Site icon Lollipop Magazine

1 Giant Leap – Review

1 Giant Leap

(Palm Pictures)
By Jamie Kiffle

Backpacking through Senegal, you discover air rainbowed with flashes of feathers; rich, sticky, spiced foods and, somewhere off the hot street, a group of local musicians singing into a laptop. The recorded track will whip through the Internet and burst out through a speaker in a New York studio, where it will be caught and mixed with more sounds and voices from New Zealand, England, India and the United States.

1 Giant Leap is basically a laptop experiment to develop “one global pulse,” as the liner notes put it. The concept is stunning: Use laptops worldwide to record various artists, put them all together in a U.S. recording studio – and link cultures. Illustratively, the included booklet shows a spiritually-tinged photo of three men inside a Moroccan temple: One apparently thinking, one programming on an iBook and one, a traditionally-dressed Indian man, meditatively pounding a drum. Overlaying it all, wild spots and lines of light ether-shock the foreground like communication lines.

In practice, the album is hit and miss. There is something ’80s and almost pitiful about hearing English rap; some of the music becomes embarrassingly jubilant (I have flashbacks of Live Aid), and other tracks simply feel too digitized to be interesting – like foreign food made in California and deemed “fusion cuisine” (its raw, exotic roughness has been gentrified).
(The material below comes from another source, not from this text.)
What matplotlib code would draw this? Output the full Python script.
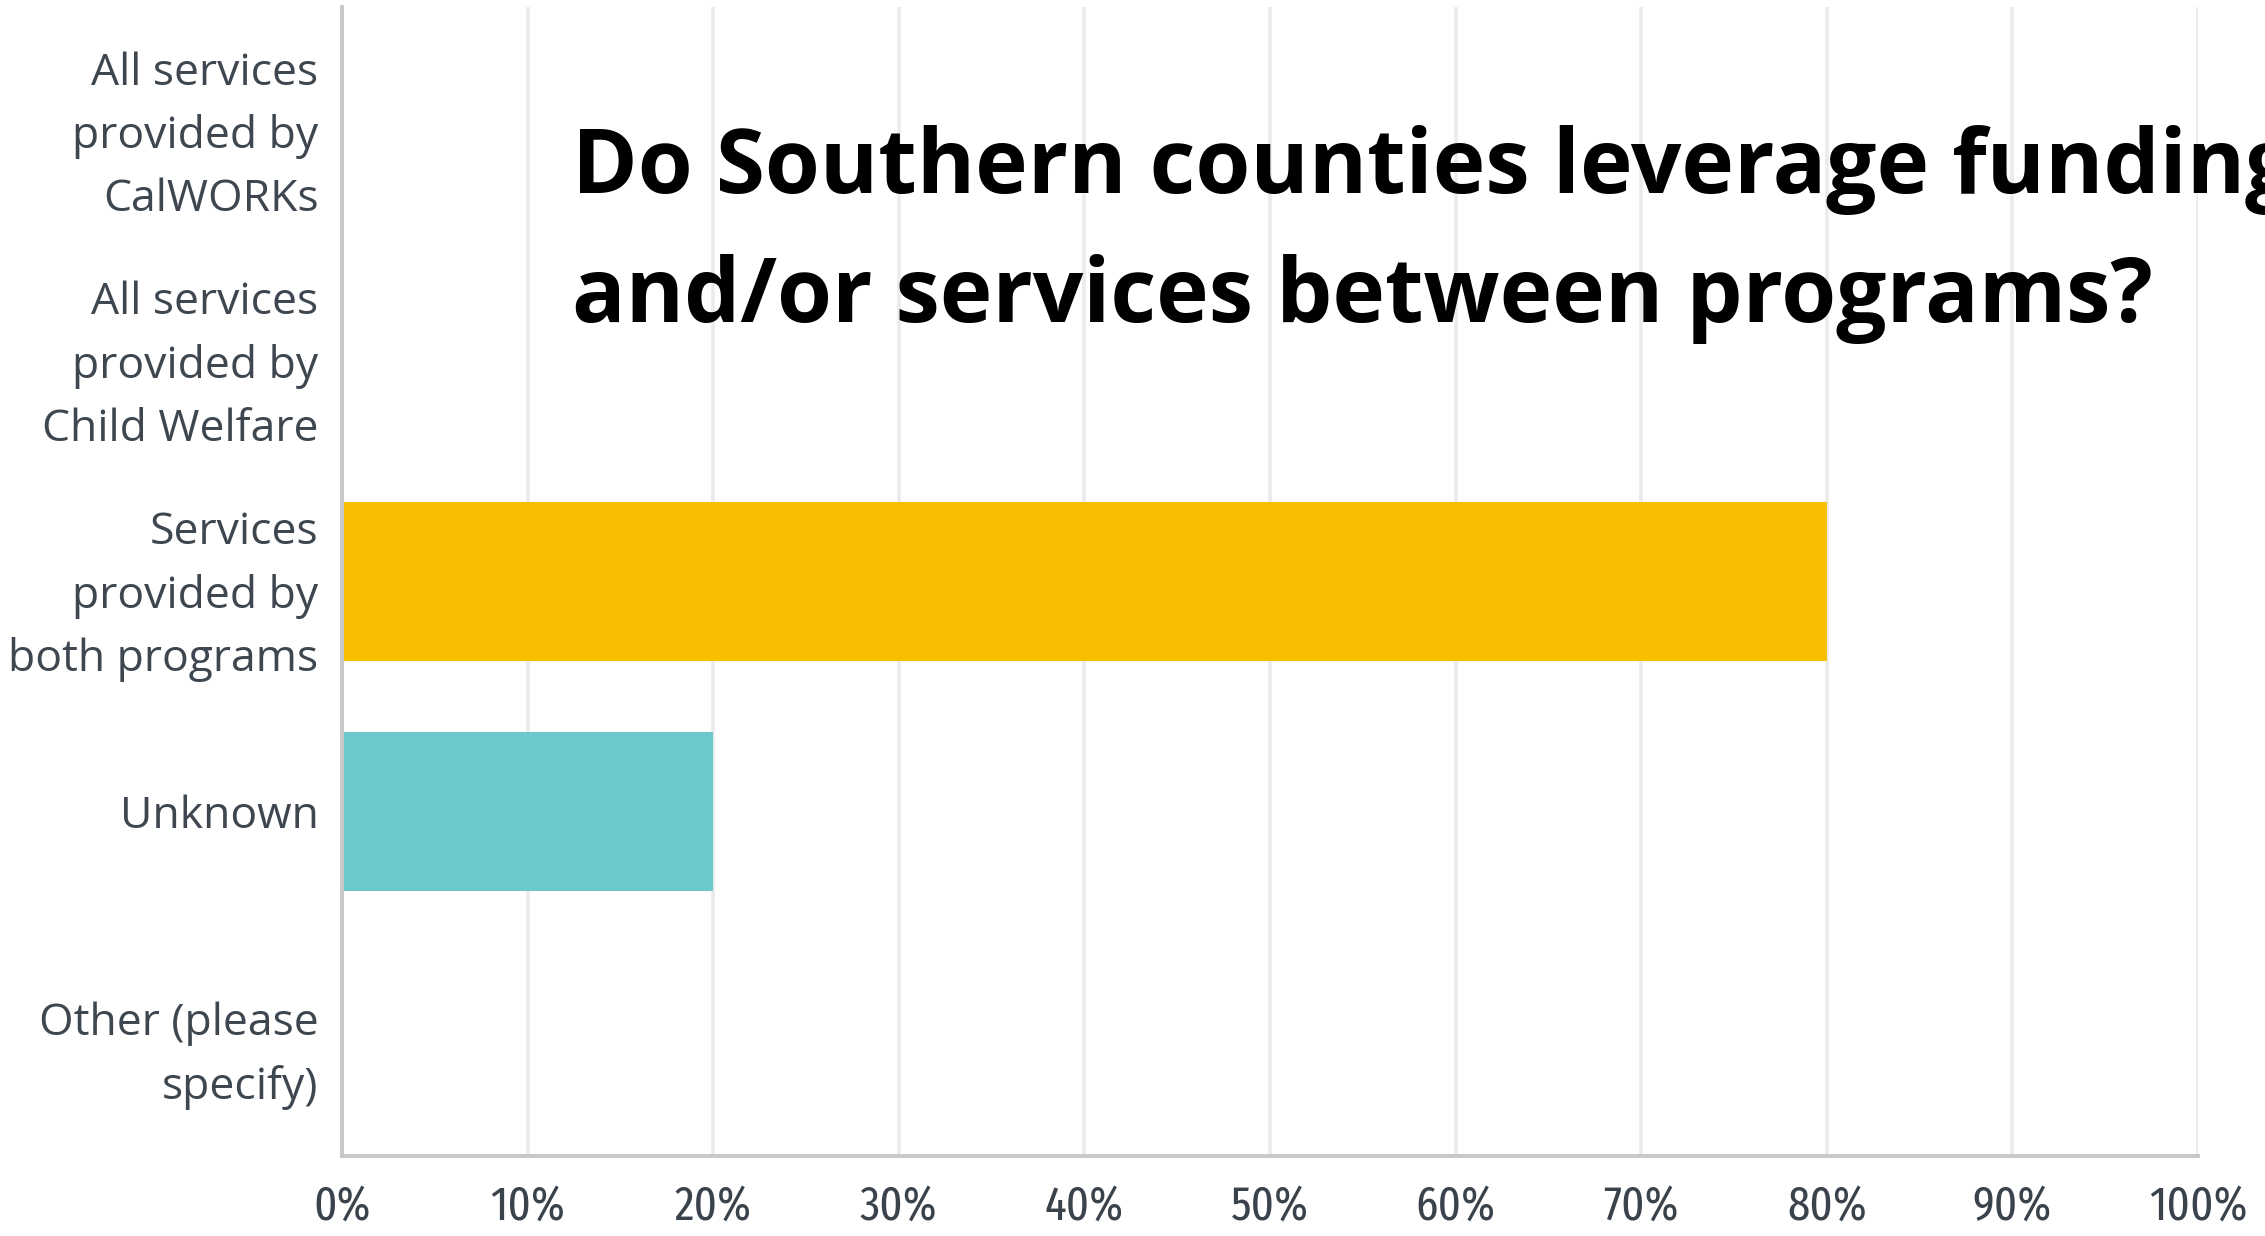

At the same time, there is heartbreakingly beautiful music here, notably The Mahotella Queens‘ South African unfettered harmonies; foreign languages belted like prayers for freedom, and drums and tones that break concentration and swell into meditation. Although big names on the disc include Michael Stipe, Neneh Cherry and Grant Lee Phillips, no single artist is the focus of any song, so it’s not advisable to buy the disc just to hear what Stipe, for instance, does on it (his big moment is spent singing the line “I love the way you dream”).

This is nonetheless a beautiful project along the lines of Nerada’s popular Mantra Mix (yet many maturity-steps up from certain popsters’ forays into “devotional music”). The sound is foreign… with English-speaking guides. You may not hear the untouched, rough corners of the ruined temple, but to reach the dirt and beads in the corners, you’ll need time and an airline ticket. Until then, this disc is a nice collection of the burnt-out rocks and hidden gems someone else found in the corners of the world – at least, the ones they could squeeze through their various Internet connectors.